<<<<
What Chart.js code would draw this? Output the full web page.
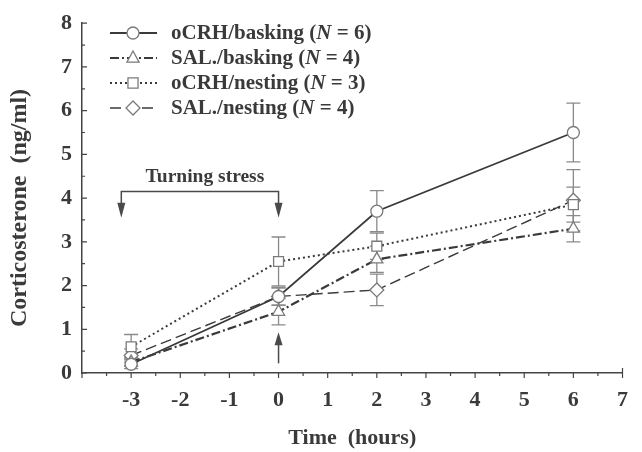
<!DOCTYPE html>
<html><head><meta charset="utf-8">
<script src="https://cdn.jsdelivr.net/npm/chart.js@4.4.1/dist/chart.umd.min.js"></script>
<style>html,body{margin:0;padding:0;background:#fff}#wrap{width:642px;height:452px}</style>
</head><body><div id="wrap"><canvas id="c" width="642" height="452"></canvas></div>
<script>
// ---- data ----
const hours = [-3, 0, 2, 6];
const seriesNames = ['oCRH/basking', 'SAL./basking', 'oCRH/nesting', 'SAL./nesting'];
const seriesN = [6, 4, 3, 4];
const ocrhBasking = [0.2, 1.75, 3.7, 5.5];
const ocrhBaskingErr = [0.1, 0.2, 0.47, 0.67];
const salBasking = [0.25, 1.4, 2.6, 3.3];
const salBaskingErr = [0.1, 0.3, 0.3, 0.3];
const ocrhNesting = [0.6, 2.55, 2.9, 3.85];
const ocrhNestingErr = [0.28, 0.56, 0.3, 0.4];
const salNesting = [0.4, 1.75, 1.9, 3.95];
const salNestingErr = [0.15, 0.2, 0.36, 0.7];
const xTickValues = [-4, -3, -2, -1, 0, 1, 2, 3, 4, 5, 6, 7];
const yTickValues = [0, 1, 2, 3, 4, 5, 6, 7, 8];
const stressLabel = 'Turning stress';
const stressFrom = -3.2, stressTo = 0;
const xTitle = 'Time  (hours)';
const yTitle = 'Corticosterone  (ng/ml)';

const seriesValues = [ocrhBasking, salBasking, ocrhNesting, salNesting];
const seriesErrs = [ocrhBaskingErr, salBaskingErr, ocrhNestingErr, salNestingErr];

// ---- styles ----
const INK = '#3a3a3a';
const MARK = '#7a7a7a';
const SERIF = '"Liberation Serif", "Times New Roman", serif';
const styles = [
  {dash: [], width: 1.8, point: 'circle', r: 6},
  {dash: [9, 3, 2, 3], width: 2.2, point: 'triangle', r: 7},
  {dash: [2, 3], width: 2, point: 'rect', r: 7},
  {dash: [11, 5], width: 1.4, point: 'rectRot', r: 7}
];

function drawMarker(ctx, type, x, y, r) {
  ctx.save();
  ctx.beginPath();
  if (type === 'circle') {
    ctx.arc(x, y, r, 0, Math.PI * 2);
  } else if (type === 'triangle') {
    ctx.moveTo(x, y - r);
    ctx.lineTo(x + r * 0.87, y + r * 0.6);
    ctx.lineTo(x - r * 0.87, y + r * 0.6);
    ctx.closePath();
  } else if (type === 'rect') {
    const s = r * 0.72;
    ctx.rect(x - s, y - s, 2 * s, 2 * s);
  } else {
    ctx.moveTo(x, y - r); ctx.lineTo(x + r, y); ctx.lineTo(x, y + r); ctx.lineTo(x - r, y); ctx.closePath();
  }
  ctx.setLineDash([]);
  ctx.fillStyle = '#fff';
  ctx.fill();
  ctx.lineWidth = 1.3;
  ctx.strokeStyle = MARK;
  ctx.stroke();
  ctx.restore();
}

const datasets = seriesValues.map((vals, i) => ({
  label: seriesNames[i],
  data: hours.map((h, j) => ({x: h, y: vals[j]})),
  borderColor: INK,
  borderWidth: styles[i].width,
  borderDash: styles[i].dash,
  pointStyle: styles[i].point,
  pointRadius: styles[i].r,
  pointBackgroundColor: '#fff',
  pointBorderColor: MARK,
  pointBorderWidth: 1.3,
  fill: false,
  tension: 0
}));

const bgPlugin = {
  id: 'bg',
  beforeDraw(chart) {
    const c = chart.ctx; c.save(); c.fillStyle = '#fff'; c.fillRect(0, 0, chart.width, chart.height); c.restore();
  }
};

const errPlugin = {
  id: 'errbars',
  beforeDatasetsDraw(chart) {
    const {ctx, scales: {x, y}} = chart;
    ctx.save();
    ctx.strokeStyle = '#8a8a8a';
    ctx.lineWidth = 1.3;
    seriesValues.forEach((vals, i) => {
      vals.forEach((v, j) => {
        const e = seriesErrs[i][j];
        const px = x.getPixelForValue(hours[j]);
        const top = y.getPixelForValue(v + e), bot = y.getPixelForValue(v - e);
        ctx.beginPath();
        ctx.moveTo(px, top); ctx.lineTo(px, bot);
        ctx.moveTo(px - 7, top); ctx.lineTo(px + 7, top);
        ctx.moveTo(px - 7, bot); ctx.lineTo(px + 7, bot);
        ctx.stroke();
      });
    });
    ctx.restore();
  }
};

const axisPlugin = {
  id: 'axisTicks',
  afterDraw(chart) {
    const {ctx, scales: {x, y}, chartArea: a} = chart;
    ctx.save();
    ctx.strokeStyle = '#444';
    ctx.lineWidth = 1.2;
    ctx.beginPath();
    for (let v = -4; v <= 7; v += 0.5) {
      const px = x.getPixelForValue(v);
      const len = Number.isInteger(v) ? 5 : 3;
      ctx.moveTo(px, a.bottom); ctx.lineTo(px, a.bottom + len);
    }
    const pe = x.getPixelForValue(7);
    ctx.moveTo(pe, a.bottom); ctx.lineTo(pe, a.bottom - 5);
    for (let v = 0; v <= 8; v += 0.5) {
      const py = y.getPixelForValue(v);
      const len = Number.isInteger(v) ? 5 : 3;
      ctx.moveTo(a.left, py); ctx.lineTo(a.left + len, py);
    }
    ctx.stroke();
    // y axis title
    ctx.fillStyle = INK;
    ctx.font = 'bold 24px ' + SERIF;
    ctx.textAlign = 'center';
    ctx.textBaseline = 'middle';
    ctx.translate(20, 208);
    ctx.rotate(-Math.PI / 2);
    ctx.fillText(yTitle, 0, 0);
    ctx.restore();
  }
};

function arrowHead(ctx, x, tipY, dir, len, half) {
  ctx.beginPath();
  ctx.moveTo(x, tipY);
  ctx.lineTo(x - half, tipY - dir * len);
  ctx.lineTo(x + half, tipY - dir * len);
  ctx.closePath();
  ctx.fill();
}

const annotPlugin = {
  id: 'annot',
  afterDatasetsDraw(chart) {
    const {ctx, scales: {x, y}} = chart;
    ctx.save();
    ctx.strokeStyle = '#4a4a4a';
    ctx.fillStyle = '#4a4a4a';
    ctx.lineWidth = 1.5;
    const x1 = x.getPixelForValue(stressFrom), x2 = x.getPixelForValue(stressTo);
    const by = y.getPixelForValue(4.15), ty = y.getPixelForValue(3.55);
    ctx.beginPath();
    ctx.moveTo(x1, ty - 10); ctx.lineTo(x1, by); ctx.lineTo(x2, by); ctx.lineTo(x2, ty - 10);
    ctx.stroke();
    arrowHead(ctx, x1, ty, 1, 15, 4);
    arrowHead(ctx, x2, ty, 1, 15, 4);
    const ux = x.getPixelForValue(0);
    const uTip = y.getPixelForValue(0.93), uTail = y.getPixelForValue(0.22);
    ctx.beginPath(); ctx.moveTo(ux, uTail); ctx.lineTo(ux, uTip + 10); ctx.stroke();
    arrowHead(ctx, ux, uTip, -1, 13, 4);
    ctx.fillStyle = INK;
    ctx.font = 'bold 19.5px ' + SERIF;
    ctx.textAlign = 'center';
    ctx.textBaseline = 'middle';
    ctx.fillText(stressLabel, (x1 + x2) / 2 + 5, by - 15);
    ctx.restore();
  }
};

const legendPlugin = {
  id: 'customLegend',
  afterDatasetsDraw(chart) {
    const ctx = chart.ctx;
    const rowsY = [33, 58, 83, 108];
    const lx0 = 110, lx1 = 157, mx = 133, tx = 171;
    ctx.save();
    seriesNames.forEach((name, i) => {
      const yy = rowsY[i];
      ctx.strokeStyle = INK;
      ctx.lineWidth = styles[i].width;
      ctx.setLineDash(styles[i].dash);
      ctx.beginPath(); ctx.moveTo(lx0, yy); ctx.lineTo(lx1, yy); ctx.stroke();
      drawMarker(ctx, styles[i].point, mx, yy, styles[i].r);
      ctx.fillStyle = INK;
      ctx.textBaseline = 'middle';
      ctx.textAlign = 'left';
      const bold = 'bold 21px ' + SERIF, ital = 'italic bold 21px ' + SERIF;
      let cx = tx;
      const parts = [[name + ' (', bold], ['N', ital], [' = ' + seriesN[i] + ')', bold]];
      parts.forEach(([t, f]) => { ctx.font = f; ctx.fillText(t, cx, yy + 1); cx += ctx.measureText(t).width; });
    });
    ctx.restore();
  }
};

new Chart(document.getElementById('c'), {
  type: 'line',
  data: {datasets},
  options: {
    responsive: false,
    animation: false,
    devicePixelRatio: 1,
    layout: {padding: {left: 0, right: 8, top: 18, bottom: 0}},
    plugins: {legend: {display: false}, tooltip: {enabled: false}},
    scales: {
      x: {
        type: 'linear', min: -4, max: 7,
        afterBuildTicks: s => { s.ticks = xTickValues.map(v => ({value: v})); },
        afterFit: s => { s.height = 79; },
        grid: {display: true, drawOnChartArea: false, drawTicks: false, color: 'rgba(0,0,0,0)'},
        border: {display: true, color: '#444', width: 1.5},
        ticks: {
          padding: 14, color: INK, maxRotation: 0, autoSkip: false,
          font: {family: SERIF, size: 22, weight: 'bold'},
          callback: v => (v === -4 ? '' : String(v))
        },
        title: {display: true, text: xTitle, color: INK, padding: {top: 0, bottom: 0},
          font: {family: SERIF, size: 22, weight: 'bold'}}
      },
      y: {
        type: 'linear', min: 0, max: 8,
        afterBuildTicks: s => { s.ticks = yTickValues.map(v => ({value: v})); },
        afterFit: s => { s.width = 82; },
        grid: {display: true, drawOnChartArea: false, drawTicks: false, color: 'rgba(0,0,0,0)'},
        border: {display: true, color: '#444', width: 1.5},
        ticks: {padding: 10, color: INK, font: {family: SERIF, size: 22, weight: 'bold'}},
        title: {display: false, text: yTitle}
      }
    }
  },
  plugins: [bgPlugin, errPlugin, annotPlugin, legendPlugin, axisPlugin]
});
</script>
</body></html>
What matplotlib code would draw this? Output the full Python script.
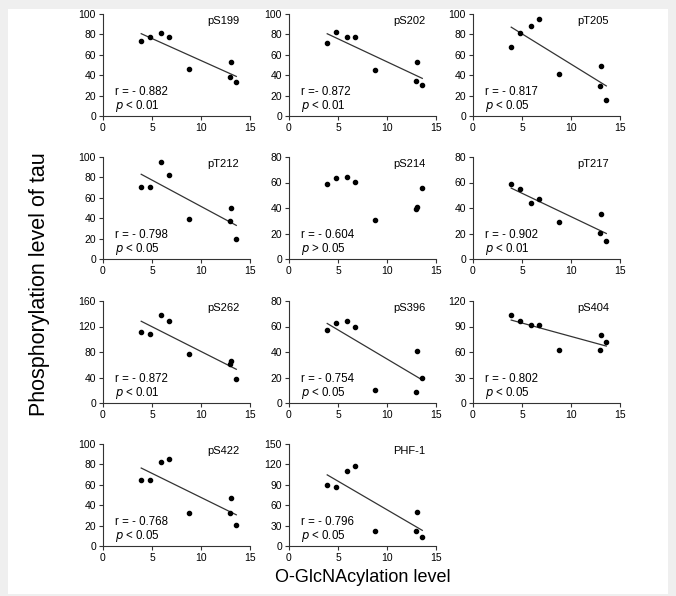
import numpy as np
import matplotlib
matplotlib.use("Agg")
import matplotlib.pyplot as plt
from matplotlib.patches import Rectangle

plt.rcParams['font.family'] = ['Liberation Sans', 'DejaVu Sans']

# O-GlcNAcylation level (same samples for every panel)
x_glc = [3.9, 4.75, 5.9, 6.7, 8.75, 13.05, 13.0, 13.6]

names = ["pS199", "pS202", "pT205", "pT212", "pS214", "pT217",
         "pS262", "pS396", "pS404", "pS422", "PHF-1"]

y_pS199 = [73.4, 77.0, 81.3, 77.7, 45.9, 52.8, 38.4, 33.1]
y_pS202 = [71.1, 82.0, 77.7, 77.0, 44.9, 53.4, 34.8, 30.8]
y_pT205 = [67.2, 81.6, 88.2, 95.4, 41.3, 49.5, 29.5, 15.7]
y_pT212 = [70.8, 70.5, 95.4, 82.6, 39.7, 50.2, 37.4, 19.3]
y_pS214 = [58.8, 63.5, 64.3, 60.1, 30.7, 40.7, 39.4, 55.6]
y_pT217 = [59.0, 55.1, 44.1, 47.2, 28.9, 35.4, 20.2, 13.9]
y_pS262 = [110.7, 108.6, 138.0, 128.0, 77.1, 66.0, 61.0, 37.8]
y_pS396 = [57.0, 62.7, 64.6, 59.6, 10.2, 40.9, 8.7, 19.7]
y_pS404 = [103.0, 96.5, 91.5, 92.3, 62.6, 79.5, 61.8, 72.0]
y_pS422 = [64.9, 64.9, 82.8, 85.4, 32.1, 47.4, 32.1, 20.1]
y_PHF1 = [89.7, 86.7, 110.8, 117.7, 22.7, 49.8, 22.7, 13.3]

series = [y_pS199, y_pS202, y_pT205, y_pT212, y_pS214, y_pT217,
          y_pS262, y_pS396, y_pS404, y_pS422, y_PHF1]

r_texts = ["r = - 0.882", "r =- 0.872", "r = - 0.817", "r = - 0.798", "r = - 0.604",
           "r = - 0.902", "r = - 0.872", "r = - 0.754", "r = - 0.802", "r = - 0.768",
           "r = - 0.796"]
p_texts = ["< 0.01", "< 0.01", "< 0.05", "< 0.05", "> 0.05", "< 0.01",
           "< 0.01", "< 0.05", "< 0.05", "< 0.05", "< 0.05"]
y_max = [100, 100, 100, 100, 80, 80, 160, 80, 120, 100, 150]
y_step = [20, 20, 20, 20, 20, 20, 40, 20, 30, 20, 30]
show_fit = [True, True, True, True, False, True, True, True, True, True, True]
x_ticks = [0, 5, 10, 15]

W, H = 676, 596
fig = plt.figure(figsize=(W / 100, H / 100), dpi=100)
fig.patch.set_facecolor('#efefef')
fig.patches.append(Rectangle((8 / W, 2 / H), (668 - 8) / W, (594 - 7 - 2) / H,
                             transform=fig.transFigure, facecolor='white',
                             edgecolor='none', zorder=-10))

lefts = [103, 289, 473]
tops = [14, 157, 301, 444]
aw, ah = 147, 102

for i, (name, ys) in enumerate(zip(names, series)):
    r, c = divmod(i, 3)
    ax = fig.add_axes([lefts[c] / W, 1 - (tops[r] + ah) / H, aw / W, ah / H])
    ax.set_facecolor('none')
    ax.plot(x_glc, ys, 'o', color='black', markersize=3.0, zorder=3)
    if show_fit[i]:
        k, b = np.polyfit(x_glc, ys, 1)
        xx = np.array([min(x_glc), max(x_glc)])
        ax.plot(xx, k * xx + b, color='#333333', lw=0.9)
    ax.set_xlim(0, 15)
    ax.set_ylim(0, y_max[i])
    ax.set_xticks(x_ticks)
    ax.set_yticks(np.arange(0, y_max[i] + 1, y_step[i]))
    for s in ['top', 'right']:
        ax.spines[s].set_visible(False)
    for s in ['left', 'bottom']:
        ax.spines[s].set_linewidth(0.8)
        ax.spines[s].set_color('#333333')
    ax.tick_params(direction='out', length=3, width=0.8, labelsize=7.5, pad=2,
                   color='#333333')
    tr = ax.get_xaxis_transform()
    ax.text(13.9, 0.93, name, transform=tr, ha='right', va='center', fontsize=8)
    ax.text(1.2, 0.24, r_texts[i], transform=tr, ha='left', va='center', fontsize=8.3)
    ax.text(1.2, 0.10, r"$\it{p}$ " + p_texts[i], transform=tr,
            ha='left', va='center', fontsize=8.3)

fig.text(363 / W, 1 - 578 / H, "O-GlcNAcylation level", ha='center', va='center',
         fontsize=13)
fig.text(40 / W, 1 - 284 / H, "Phosphorylation level of tau", ha='center', va='center',
         rotation=90, fontsize=15.5)

fig.savefig("out.png", dpi=100, facecolor=fig.get_facecolor())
>>>>
**Short exercise**
Extract the part of the records that opens with the line containing "What matplotlib code" and closes with the line containing "plt.rcParams['font.family'] = ['Liberation". Take only those lines, exactly, and no pictures.

**Solution for this task**
What matplotlib code would draw this? Output the full Python script.
import numpy as np
import matplotlib
matplotlib.use("Agg")
import matplotlib.pyplot as plt
from matplotlib.patches import Rectangle

plt.rcParams['font.family'] = ['Liberation Sans', 'DejaVu Sans']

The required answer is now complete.